Zumanjaro, created by Intamin, features an impressive entrance gate, fitting the theme of the area. The park created the name, which features an "African influence" to fit in with its location - and also after last year's massive Safari Off Road Adventure addition. Once riders are checked for height (they only need to be 48 inches to take the plunge) the journey through Zumanjaro's queue begins.
Why is it a journey? Well, because Zumanjaro's queue is long - really long - but that's not to say I'm complaining! It makes sense that it would be a great distance to get under Kingda Ka's main tower from the theme park, so this was expected. The park has created a very peaceful path, with existing woods on the left, new plantings all around, and plenty to look at on the right.

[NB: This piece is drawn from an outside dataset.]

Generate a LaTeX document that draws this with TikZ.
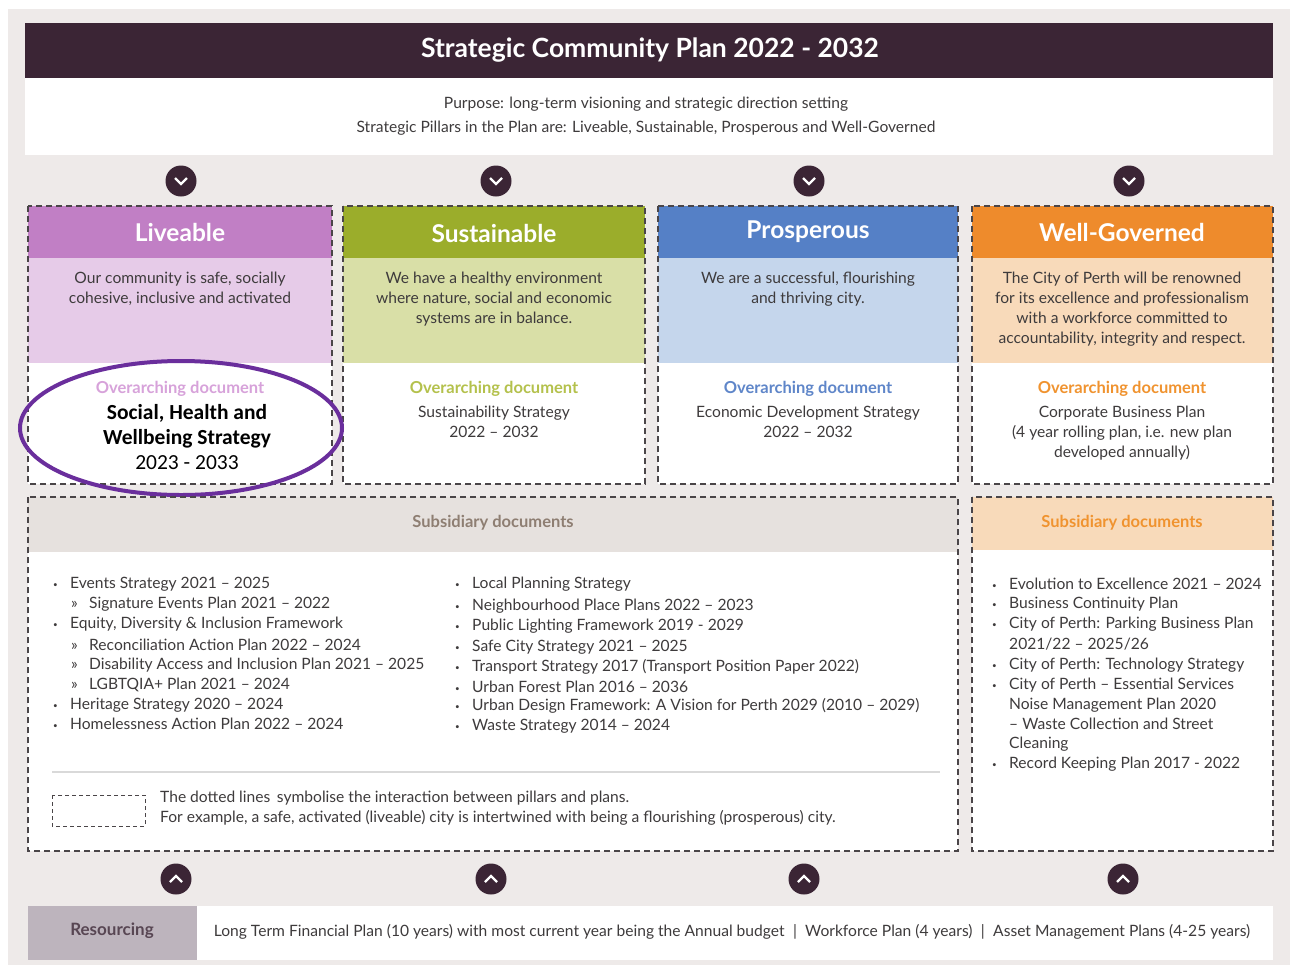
\documentclass[tikz,border=0pt]{standalone}
\usepackage{fontspec}
\setmainfont{Lato}
\newfontfamily\calibri{Carlito}

\definecolor{plum}{HTML}{3B2535}
\definecolor{pagegrey}{HTML}{EEEAE9}
\definecolor{inkgrey}{HTML}{3E3B3C}
\definecolor{dashgrey}{HTML}{4A4548}
\definecolor{liveHead}{HTML}{C17FC5}
\definecolor{liveBand}{HTML}{E6CBE8}
\definecolor{liveText}{HTML}{D7A2DA}
\definecolor{sustHead}{HTML}{9BAD2B}
\definecolor{sustBand}{HTML}{D9DFA7}
\definecolor{sustText}{HTML}{B4C14C}
\definecolor{prosHead}{HTML}{5580C6}
\definecolor{prosBand}{HTML}{C5D6EC}
\definecolor{prosText}{HTML}{5F86C9}
\definecolor{govHead}{HTML}{EE8B2C}
\definecolor{govBand}{HTML}{F8DABA}
\definecolor{govText}{HTML}{F0932F}
\definecolor{subBand}{HTML}{E6E1DE}
\definecolor{subText}{HTML}{8E7E72}
\definecolor{resBox}{HTML}{BDB4BD}
\definecolor{ringpurple}{HTML}{6A2E9C}

\newcommand{\blt}{\makebox[17pt][l]{\raisebox{1pt}{\fontsize{8}{8}\selectfont •}}}
\newcommand{\subblt}{\hspace{18pt}\makebox[18pt][l]{»}}

\tikzset{
  every node/.style={inner sep=0pt, text=inkgrey, font=\fontsize{15.6}{20}\selectfont},
  dashbox/.style={draw=dashgrey, dashed, dash pattern=on 6pt off 4pt, line width=1.3pt},
  pillar/.style={text=white, font=\fontsize{24.5}{28}\selectfont\bfseries},
  overarch/.style={font=\fontsize{16.5}{20}\selectfont\bfseries},
  desc/.style={align=center, anchor=north},
  item/.style={anchor=west},
  chev/.style={circle, fill=plum, minimum size=31pt},
}

\begin{document}
\begin{tikzpicture}[x=1pt,y=-1pt]

  \useasboundingbox (0,0) rectangle (1292,967);
  \fill[white] (0,0) rectangle (1292,967);
  \fill[pagegrey] (8,9) rectangle (1290,965);

  % title
  \fill[plum] (25,23) rectangle (1273,78);
  \fill[white] (25,78) rectangle (1273,155);
  \node[text=white, font=\fontsize{26.5}{30}\selectfont\bfseries] (title) at (650,50) {Strategic Community Plan 2022 - 2032};
  \node[] (purpose) at (646,104) {Purpose: long-term visioning and strategic direction setting};
  \node[] (pillars) at (646,128) {Strategic Pillars in the Plan are: Liveable, Sustainable, Prosperous and Well-Governed};

  % chevrons
  \foreach \x [count=\i] in {181,496,809,1129} {
    \node[chev] (down\i) at (\x,181) {};
    \draw[white, line width=2.2pt] (\x-6,178) -- (\x,184) -- (\x+6,178);
  }
  \foreach \x [count=\i] in {176,491,804,1123} {
    \node[chev] (up\i) at (\x,879) {};
    \draw[white, line width=2.2pt] (\x-6,882) -- (\x,876) -- (\x+6,882);
  }

  % pillar boxes
  \foreach \xa/\xb/\ch/\cl in {28/332/liveHead/liveBand, 343/645/sustHead/sustBand, 658/958/prosHead/prosBand, 972/1273/govHead/govBand} {
    \fill[\ch] (\xa,206) rectangle (\xb,258);
    \fill[\cl] (\xa,258) rectangle (\xb,363);
    \fill[white] (\xa,363) rectangle (\xb,484);
    \draw[dashbox] (\xa,206) rectangle (\xb,484);
  }

  \node[pillar] (liveable) at (180,232) {Liveable};
  \node[pillar] (sustainable) at (494,233) {Sustainable};
  \node[pillar] (prosperous) at (808,232) {Prosperous};
  \node[pillar] (governed) at (1122,232) {Well-Governed};

  \node[desc] (liveDesc) at (180,272) {Our community is safe, socially\\cohesive, inclusive and activated};
  \node[desc] (sustDesc) at (494,272) {We have a healthy environment\\where nature, social and economic\\systems are in balance.};
  \node[desc] (prosDesc) at (808,272) {We are a successful, flourishing\\and thriving city.};
  \node[desc] (govDesc) at (1122,272) {The City of Perth will be renowned\\for its excellence and professionalism\\with a workforce committed to\\accountability, integrity and respect.};

  \node[overarch, text=liveText] (liveOver) at (180,389) {Overarching document};
  \node[overarch, text=sustText] (sustOver) at (494,389) {Overarching document};
  \node[overarch, text=prosText] (prosOver) at (808,389) {Overarching document};
  \node[overarch, text=govText] (govOver) at (1122,389) {Overarching document};

  \node[desc, text=black, font=\calibri\fontsize{21.5}{25}\selectfont] (liveDoc) at (187,404) {\textbf{Social, Health and}\\\textbf{Wellbeing Strategy}\\2023 - 2033};
  \node[desc] (sustDoc) at (494,406) {Sustainability Strategy\\2022 -- 2032};
  \node[desc] (prosDoc) at (808,406) {Economic Development Strategy\\2022 -- 2032};
  \node[desc] (govDoc) at (1122,406) {Corporate Business Plan\\(4 year rolling plan, i.e. new plan\\developed annually)};

  \draw[ringpurple, line width=4pt] (181,428) ellipse [x radius=161, y radius=67];

  % subsidiary documents
  \fill[white] (28,497) rectangle (958,851);
  \fill[subBand] (28,497) rectangle (958,552);
  \draw[dashbox] (28,497) rectangle (958,851);
  \node[overarch, text=subText] (subHead) at (493,523) {Subsidiary documents};

  \fill[white] (972,497) rectangle (1273,851);
  \fill[govBand] (972,497) rectangle (1273,550);
  \draw[dashbox] (972,497) rectangle (1273,851);
  \node[overarch, text=govText] (govSubHead) at (1122,523) {Subsidiary documents};

  \node[item] (l1) at (53,584) {\blt Events Strategy 2021 -- 2025};
  \node[item] (l2) at (53,604) {\subblt Signature Events Plan 2021 -- 2022};
  \node[item] (l3) at (53,624) {\blt Equity, Diversity \& Inclusion Framework};
  \node[item] (l4) at (53,645) {\subblt Reconciliation Action Plan 2022 -- 2024};
  \node[item] (l5) at (53,665) {\subblt Disability Access and Inclusion Plan 2021 -- 2025};
  \node[item] (l6) at (53,685) {\subblt LGBTQIA+ Plan 2021 -- 2024};
  \node[item] (l7) at (53,705) {\blt Heritage Strategy 2020 -- 2024};
  \node[item] (l8) at (53,724) {\blt Homelessness Action Plan 2022 -- 2024};

  \node[item] (m1) at (455,584) {\blt Local Planning Strategy};
  \node[item] (m2) at (455,606) {\blt Neighbourhood Place Plans 2022 -- 2023};
  \node[item] (m3) at (455,626) {\blt Public Lighting Framework 2019 - 2029};
  \node[item] (m4) at (455,647) {\blt Safe City Strategy 2021 -- 2025};
  \node[item] (m5) at (455,667) {\blt Transport Strategy 2017 (Transport Position Paper 2022)};
  \node[item] (m6) at (455,687) {\blt Urban Forest Plan 2016 -- 2036};
  \node[item] (m7) at (455,706) {\blt Urban Design Framework: A Vision for Perth 2029 (2010 -- 2029)};
  \node[item] (m8) at (455,726) {\blt Waste Strategy 2014 -- 2024};

  \node[item] (r1) at (992,584) {\blt Evolution to Excellence 2021 -- 2024};
  \node[item] (r2) at (992,604) {\blt Business Continuity Plan};
  \node[item] (r3) at (992,624) {\blt City of Perth: Parking Business Plan};
  \node[item] (r4) at (1009,644) {2021/22 -- 2025/26};
  \node[item] (r5) at (992,665) {\blt City of Perth: Technology Strategy};
  \node[item] (r6) at (992,685) {\blt City of Perth -- Essential Services};
  \node[item] (r7) at (1009,705) {Noise Management Plan 2020};
  \node[item] (r8) at (1009,724) {-- Waste Collection and Street};
  \node[item] (r9) at (1009,744) {Cleaning};
  \node[item] (r10) at (992,764) {\blt Record Keeping Plan 2017 - 2022};

  % legend
  \draw[black!15, line width=1.5pt] (52,772) -- (940,772);
  \draw[dashbox, line width=1pt, dash pattern=on 4pt off 3pt] (52,795) rectangle (145,826);
  \node[item] (legend1) at (160,798) {The dotted lines\, symbolise the interaction between pillars and plans.};
  \node[item] (legend2) at (160,818) {For example, a safe, activated (liveable) city is intertwined with being a flourishing (prosperous) city.};

  % resourcing
  \fill[resBox] (28,906) rectangle (197,960);
  \fill[white] (197,906) rectangle (1273,960);
  \node[font=\fontsize{17}{20}\selectfont\bfseries, text=plum!85] (resourcing) at (112,931) {Resourcing};
  \node[] (resText) at (732,932) {Long Term Financial Plan (10 years) with most current year being the Annual budget \;|\; Workforce Plan (4 years) \;|\; Asset Management Plans (4-25 years)};

\end{tikzpicture}
\end{document}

Yes, I must make a quick diversion from Zumanjaro to point out the spectacular new vantage points of El Toro that are available from the queue. You can get up close and personal with El Toro's intimidating first drop along with the finale of the coaster - which used to take place in Rolling Thunder's 'in-field' but is now exposed.
But back to Zumanjaro - the queue also gives some seriously pretty views of the tower as well. Zumanjaro's three drop towers reach a height of 415 feet, besting the previous record holder Lex Luthor: Drop of Doom's 400 feet at Six Flags Magic Mountain. You can hear the screams of riders on both Zumanjaro and Kingda Ka while in line, though trees do obscure them on parts of the path. When you do get closer the area opens up and there's plenty to look at...
Like this. You end up standing just to the right of Kingda Ka's tower, staring up at the rides and wondering if you're making a wise choice. But onward you'll go, entering a large covered section of the line. From here on out the view of the tower disappears, which makes things a bit easier on your nerves. The park has created a single rider line as well, to help fill every possible seats when the ride dispatches.
The covered station for Zumanjaro features retractable roofs that come down and cover the gondolas while in the load position. Kingda Ka launches two trains while the Zumanjaro cars are loaded and checked, and then the three gondolas are sent up the tower.
As far as the ride seats go, they are very comfortable and unobtrusive, with over the shoulder restraints that do not block the rider's views. Oh, and they're snug, too, something that you want to feel as the ride slowly starts lifting you up!
After dispatch is called, the cars start the 30 section lift up to the top. They rise slowly at first, but after a bit they speed up dramatically. You keep climbing, watching the ground get smaller and smaller and assuming you're near the top. But you just keep lifting, higher and higher until you're finally 415 feet above the ground.
The views are astounding, and while you only have a handful of seconds at the top it's a feast for your eyes. On a clear day you can see the skyscrapers of Philadelphia - located 52 miles to the South of the park!
Before you know it you hear the catch cars release your gondola and the plummet begins. How to put the feeling of the fall on Zumanjaro? Exhilarating? Intense? A rush? All those and then some! The memory that stands out most to me is that mid-fall I realized we were still going, falling further and faster. This is where Zumanjaro's height comes into play, it allows for such an extended period of freefall when compared to most drop rides. The cars drop down in a matter of seconds (around 4 until the brakes start) at speeds of 90 miles per hour. Once you get over the shock of falling it's an amazing feeling and one you'll want to repeat.
For fun I took a photo of this car before and after the drop, to see the change in riders' faces - you'll have to click for the larger version to see what I mean. The top photo was taken as the gondola slowly was heading up the tower. There's plenty of cool faces, just looking around taking it all in. After the drop things are radically different - but in a good way! The looks of excitement are everywhere - and even the serious looking man on the far right has a big grin on his face.
Here's a short video I took of Zumanjaro in action:
The sky wasn't trying to look very nice when I shot the video, so my apologies for that. I think the screaming riders, falling cars, and immense height of Zumanjaro: Drop of Doom might make up for it!